Existentialism was a philosophical movement of the 19th and 20th centuries. A precise definition of existentialism is not possible because of the diversity of positions associated with existentialism. Although there is one major theme: individual existence, individual freedom, and choice. Most philosophers since ancient Greek thinker Plato have held that the highest ethical good is universal. Nineteenth-century Danish philosopher Soren Kierkegaard reacted against this tradition, insisting that the individual's highest good is to find his or her own unique vocation. In terms of moral choice, existentialists have argued that there is no objective, rational basis for decisions; they stress the importance of individualism in deciding questions of morality and truth. Most existentialists have held that rational clarity is desirable wherever possible but that life's most important questions are not accessible to reason or science.
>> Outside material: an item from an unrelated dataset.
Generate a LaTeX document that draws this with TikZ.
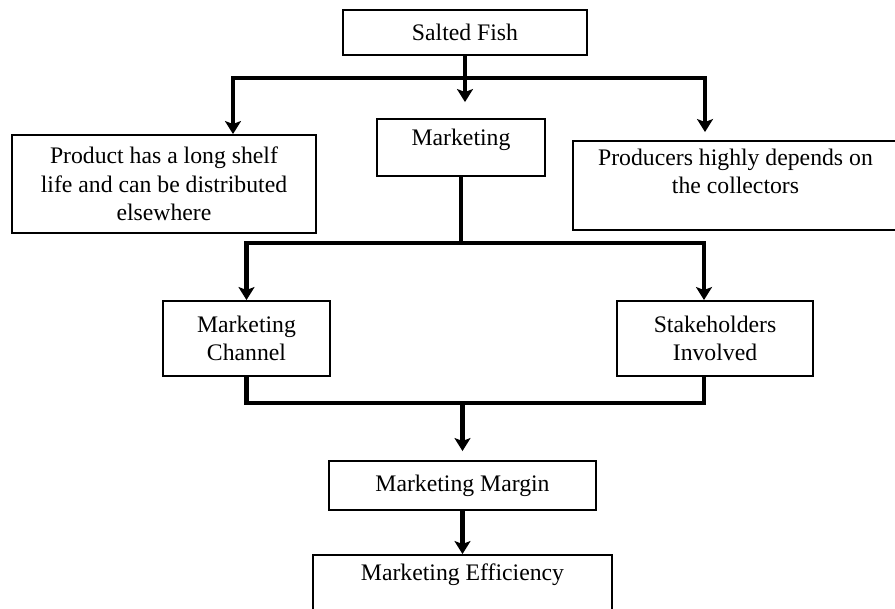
\documentclass[tikz,border=0pt]{standalone}
\usepackage{fontspec}
\setmainfont{Liberation Serif}
\usepackage{tikz}
\usetikzlibrary{arrows.meta,positioning,calc}
\tikzstyle{box} = [rectangle, draw, line width=1.1pt, align=center, inner sep=2pt, font=\fontsize{13.5}{16.2}\selectfont]
\tikzstyle{link} = [line width=2.5pt]
\tikzstyle{arrow} = [link, -{Stealth[length=0.26cm,width=0.32cm,inset=0.06cm]}]

\begin{document}
\begin{tikzpicture}[x=0.02cm, y=-0.02cm]
    \useasboundingbox (0,0) rectangle (895,608);
    \node[box, minimum width=4.88cm, minimum height=0.9cm] (fish) at (465,32.5) {Salted Fish};
    \node[box, minimum width=3.36cm, minimum height=1.14cm] (mkt) at (461,147.5) {Marketing\\[-5pt]\mbox{}};
    \node[box, minimum width=6.08cm, minimum height=1.96cm] (shelf) at (164,184) {Product has a long shelf\\life and can be distributed\\elsewhere};
    \node[box, minimum width=6.5cm, minimum height=1.78cm] (prod) at (735.5,185.5) {Producers highly depends on\\the collectors\\\mbox{}};
    \coordinate (split) at ($(fish.south)+(0,22)$);
    \draw[arrow, shorten >=0.32cm] (fish.south) -- (fish.south |- mkt.north);
    \draw[arrow] (split) -| ([xshift=1.38cm]shelf.north);
    \draw[arrow, shorten >=0.16cm] (split) -| ([xshift=-0.61cm]prod.north);
    \node[box, minimum width=3.34cm, minimum height=1.5cm] (chan) at (246.5,338.5) {Marketing\\Channel};
    \node[box, minimum width=3.92cm, minimum height=1.5cm] (stake) at (715,338.5) {Stakeholders\\Involved};
    \coordinate (mid) at ($(mkt.south)+(0,66)$);
    \draw[link] (mkt.south) -- (mid);
    \draw[arrow] (mid) -| (chan.north);
    \draw[arrow] (mid) -| ([xshift=-0.22cm]stake.north);
    \node[box, minimum width=5.34cm, minimum height=0.98cm] (margin) at (462.5,485.5) {Marketing Margin};
    \node[box, minimum width=5.98cm, minimum height=1.2cm] (eff) at (462.5,585) {Marketing Efficiency\\[-2pt]\mbox{}};
    \coordinate (low) at ($(chan.south)+(0,26)$);
    \draw[link] (chan.south) -- (low) -| ([xshift=-0.22cm]stake.south);
    \draw[arrow, shorten >=0.18cm] (margin.north |- low) -- (margin.north);
    \draw[arrow] (margin.south) -- (eff.north);
\end{tikzpicture}
\end{document}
The most basic tenet common to the many uses of the term is that man is entirely free and wholly responsible for himself. In this light, man's imperfection is suddenly obvious, to which follows a sense of anguish and helplessness. To the existentialist, this is roughly the point of awareness. Existential awareness can logically lead in several opposing directions. For some, anguish leads to loneliness and despair, possibly resulting in nihilism. For others, meaningless prevails, and life is simply inconsequential. For others, the perceived "imperfection" of man is merely a changeable facet of his/her character, for with total freedom and total responsibility comes limitless potential (the existentialist here touches the concept of humanism). The human condition, then, is not absolute or entirely understood; improvement (but not "enlightenment") can come through the emphasis of different or new human attributes. The individual is free to be whom she/he chooses.